Baca Juga: Tentara Myanmar Buat Pengakuan Mengejutkan, Akui Membunuh, Menyiksa dan Memperkosa Warga Sipil

Aung Myo Min, Menteri Hak Asasi Manusia untuk Pemerintah Persatuan Nasional, sebuah pemerintahan sipil bayangan yang didirikan di luar Myanmar setelah militer merebut kekuasaan pada Februari 2021, menolak tuduhan bahwa orang-orang itu terlibat dalam kekerasan.

"Menghukum mereka dengan kematian adalah cara untuk memerintah publik melalui ketakutan," katanya kepada The Associated Press.
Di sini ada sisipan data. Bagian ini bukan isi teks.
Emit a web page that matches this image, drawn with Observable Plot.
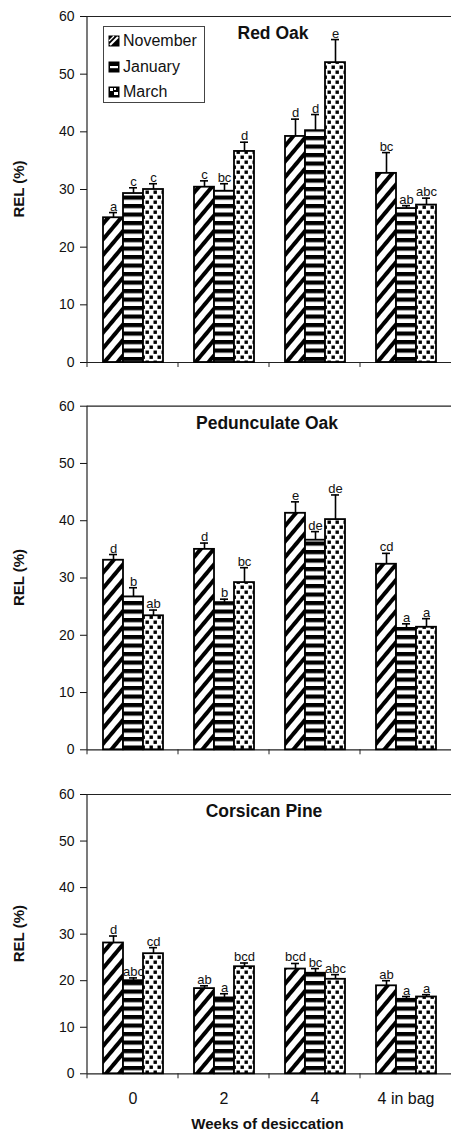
<!DOCTYPE html>
<html><head><meta charset="utf-8">
<script src="https://cdn.jsdelivr.net/npm/d3@7"></script>
<script src="https://cdn.jsdelivr.net/npm/@observablehq/plot@0.6"></script>
<style>
body{margin:0;background:#fff;font-family:"Liberation Sans",Arial,sans-serif;}
#chart{position:relative;width:451px;height:1133px;background:#fff;overflow:hidden;}
.panel{position:absolute;left:0;}
.legend{position:absolute;left:103px;top:26px;width:102px;height:77px;border:1px solid #444;box-sizing:border-box;background:#fff;font-size:16px;color:#111;}
.legend .row{position:absolute;left:4px;height:20px;display:flex;align-items:center;}
.legend svg{margin-right:3px;}
.xtitle{position:absolute;left:86px;width:363px;top:1115px;text-align:center;font-weight:bold;font-size:15px;color:#111;}
</style></head><body><div id="chart"></div>
<script>
const categories = ["0", "2", "4", "4 in bag"];
const months = ["November", "January", "March"];
const yTicks = [0, 10, 20, 30, 40, 50, 60];

// Red Oak
const redOakNovember = [25.1, 30.4, 39.2, 32.8];
const redOakJanuary  = [29.3, 29.7, 40.2, 26.7];
const redOakMarch    = [30.0, 36.6, 52.0, 27.3];
const redOakNovemberSE = [0.9, 1.1, 3.0, 3.6];
const redOakJanuarySE  = [1.0, 1.3, 2.8, 0.5];
const redOakMarchSE    = [1.0, 1.6, 4.0, 1.2];
const redOakNovemberLetters = ["a", "c", "d", "bc"];
const redOakJanuaryLetters  = ["c", "bc", "d", "ab"];
const redOakMarchLetters    = ["c", "d", "e", "abc"];

// Pedunculate Oak
const pedOakNovember = [33.1, 35.0, 41.3, 32.4];
const pedOakJanuary  = [26.7, 25.7, 36.6, 21.2];
const pedOakMarch    = [23.4, 29.2, 40.2, 21.4];
const pedOakNovemberSE = [1.0, 1.1, 2.0, 1.9];
const pedOakJanuarySE  = [1.6, 0.6, 1.5, 0.8];
const pedOakMarchSE    = [1.0, 2.6, 4.3, 1.5];
const pedOakNovemberLetters = ["d", "d", "e", "cd"];
const pedOakJanuaryLetters  = ["b", "b", "de", "a"];
const pedOakMarchLetters    = ["ab", "bc", "de", "a"];

// Corsican Pine
const pineNovember = [28.1, 18.3, 22.5, 18.9];
const pineJanuary  = [20.0, 16.3, 21.6, 16.0];
const pineMarch    = [25.8, 23.0, 20.3, 16.5];
const pineNovemberSE = [1.5, 0.6, 1.2, 1.1];
const pineJanuarySE  = [0.6, 0.9, 1.0, 0.6];
const pineMarchSE    = [1.3, 0.8, 1.0, 0.5];
const pineNovemberLetters = ["d", "ab", "bcd", "ab"];
const pineJanuaryLetters  = ["abc", "a", "bc", "a"];
const pineMarchLetters    = ["cd", "bcd", "abc", "a"];

const panels = [
  {name: "Red Oak", means: [redOakNovember, redOakJanuary, redOakMarch], se: [redOakNovemberSE, redOakJanuarySE, redOakMarchSE], letters: [redOakNovemberLetters, redOakJanuaryLetters, redOakMarchLetters], top: 0, height: 380, mt: 16, mb: 18, titleDx: 3.5, showX: false},
  {name: "Pedunculate Oak", means: [pedOakNovember, pedOakJanuary, pedOakMarch], se: [pedOakNovemberSE, pedOakJanuarySE, pedOakMarchSE], letters: [pedOakNovemberLetters, pedOakJanuaryLetters, pedOakMarchLetters], top: 380, height: 380, mt: 25.7, mb: 10.7, titleDx: -2.5, showX: false},
  {name: "Corsican Pine", means: [pineNovember, pineJanuary, pineMarch], se: [pineNovemberSE, pineJanuarySE, pineMarchSE], letters: [pineNovemberLetters, pineJanuaryLetters, pineMarchLetters], top: 760, height: 373, mt: 34, mb: 59.7, titleDx: -5.5, showX: true}
];

const font = '"Liberation Sans", Arial, sans-serif';
const root = document.getElementById("chart");

function addPatterns(svg, idx) {
  const defs = svg.insert("defs", ":first-child");
  const nov = defs.append("pattern").attr("id", `pat-${idx}-0`).attr("patternUnits", "userSpaceOnUse")
    .attr("width", 10).attr("height", 10).attr("patternTransform", "rotate(40)");
  nov.append("rect").attr("width", 10).attr("height", 10).attr("fill", "white");
  nov.append("rect").attr("width", 4).attr("height", 10).attr("fill", "black");
  const jan = defs.append("pattern").attr("id", `pat-${idx}-1`).attr("patternUnits", "userSpaceOnUse")
    .attr("width", 8).attr("height", 8.5);
  jan.append("rect").attr("width", 8).attr("height", 8.5).attr("fill", "white");
  jan.append("rect").attr("width", 8).attr("height", 4.2).attr("fill", "black");
  const mar = defs.append("pattern").attr("id", `pat-${idx}-2`).attr("patternUnits", "userSpaceOnUse")
    .attr("width", 8).attr("height", 10);
  mar.append("rect").attr("width", 8).attr("height", 10).attr("fill", "white");
  mar.append("rect").attr("x", 0.5).attr("y", 0.5).attr("width", 3.4).attr("height", 3.4).attr("fill", "black");
  mar.append("rect").attr("x", 4.5).attr("y", 5.5).attr("width", 3.4).attr("height", 3.4).attr("fill", "black");
}

panels.forEach((cfg, idx) => {
  const rows = [];
  categories.forEach((c, i) => months.forEach((m, j) => rows.push({
    cat: c, month: m, mean: cfg.means[j][i], top: cfg.means[j][i] + cfg.se[j][i], letter: cfg.letters[j][i]
  })));
  const chart = Plot.plot({
    width: 451, height: cfg.height,
    marginLeft: 86, marginRight: 0, marginTop: cfg.mt, marginBottom: cfg.mb,
    style: {fontFamily: font, fontSize: "14px", background: "white", overflow: "visible", color: "#111"},
    fx: {domain: categories, padding: 0, label: null, axis: cfg.showX ? "bottom" : null, tickSize: 0, tickPadding: 19},
    x: {domain: months, paddingInner: 0, paddingOuter: 0.7, axis: null},
    y: {domain: [0, 60], ticks: yTicks, tickSize: 7, tickPadding: 6, label: null},
    color: {domain: months, range: months.map((m, j) => `url(#pat-${idx}-${j})`)},
    marks: [
      Plot.ruleY([0, 60], {stroke: "#222", strokeWidth: 1.2}),
      Plot.barY(rows, {fx: "cat", x: "month", y: "mean", fill: "month", stroke: "black", strokeWidth: 1.8}),
      Plot.ruleX(rows, {fx: "cat", x: "month", y1: "mean", y2: "top", stroke: "black", strokeWidth: 1.6}),
      Plot.tickY(rows, {fx: "cat", x: "month", y: "top", stroke: "black", strokeWidth: 1.6, insetLeft: 6, insetRight: 6}),
      Plot.text(rows, {fx: "cat", x: "month", y: "top", text: "letter", lineAnchor: "bottom", dy: -2, fontSize: 13, fill: "#111"}),
      Plot.text([{cat: "4", t: cfg.name}], {fx: "cat", text: "t", frameAnchor: "top-left", dy: 17, dx: cfg.titleDx, textAnchor: "middle", lineAnchor: "middle", fontSize: 17.5, fontWeight: "bold", fill: "#111"})
    ]
  });
  chart.classList.add("panel");
  chart.style.top = cfg.top + "px";
  const svg = d3.select(chart);
  addPatterns(svg, idx);
  const y = chart.scale("y"), fx = chart.scale("fx");
  const y0 = y.apply(0), y60 = y.apply(60);
  const x0 = fx.apply(categories[0]);
  svg.append("line").attr("x1", x0).attr("x2", x0).attr("y1", y0).attr("y2", y60).attr("stroke", "#222").attr("stroke-width", 1.2);
  const bounds = categories.map(c => fx.apply(c));
  bounds.forEach(b => svg.append("line").attr("x1", b).attr("x2", b).attr("y1", y0).attr("y2", y0 + 5).attr("stroke", "#222").attr("stroke-width", 1));
  svg.append("text").attr("transform", `translate(19,${(y0 + y60) / 2}) rotate(-90)`)
    .attr("text-anchor", "middle").attr("dy", "0.35em").attr("font-weight", "bold").attr("font-size", 15)
    .attr("fill", "#111").text("REL (%)");
  svg.selectAll('g[aria-label="fx-axis tick label"]').attr("font-size", 16);
  root.appendChild(chart);
});

// Legend
const legend = document.createElement("div");
legend.className = "legend";
const swatches = [
  '<rect x="0.5" y="0.5" width="11" height="11" fill="black"/><path d="M2,10 L10,2" stroke="white" stroke-width="2.2"/><path d="M1,6 L6,1" stroke="white" stroke-width="1.2"/>',
  '<rect x="0.5" y="0.5" width="11" height="11" fill="black"/><rect x="2" y="5" width="8" height="2.2" fill="white"/>',
  '<rect x="0.5" y="0.5" width="11" height="11" fill="black"/><rect x="2" y="2" width="3" height="3" fill="white"/><rect x="6" y="6" width="4" height="3" fill="white"/><rect x="6" y="2" width="2" height="2" fill="white"/>'
];
months.forEach((m, j) => {
  const row = document.createElement("div");
  row.className = "row";
  row.style.top = (4 + j * 25.5) + "px";
  row.innerHTML = `<svg width="12" height="12">${swatches[j]}</svg><span>${m}</span>`;
  legend.appendChild(row);
});
root.appendChild(legend);

const xt = document.createElement("div");
xt.className = "xtitle";
xt.textContent = "Weeks of desiccation";
root.appendChild(xt);
</script></body></html>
Di antara mereka yang dieksekusi adalah Phyo Zeya Thaw, mantan anggota parlemen dari partai Liga Nasional untuk Demokrasi pimpinan Aung San Suu Kyi. Dia dikenal juga sebagai Maung Kyaw, dan divonis pada bulan Januari oleh pengadilan militer tertutup atas pelanggaran yang melibatkan kepemilikan bahan peledak, pemboman dan pendanaan terorisme.

Istrinya, Thazin Nyunt Aung, mengatakan bahwa dunia perlu meminta pertanggungjawaban militer atas eksekusi tersebut. "Mereka harus membayar," katanya.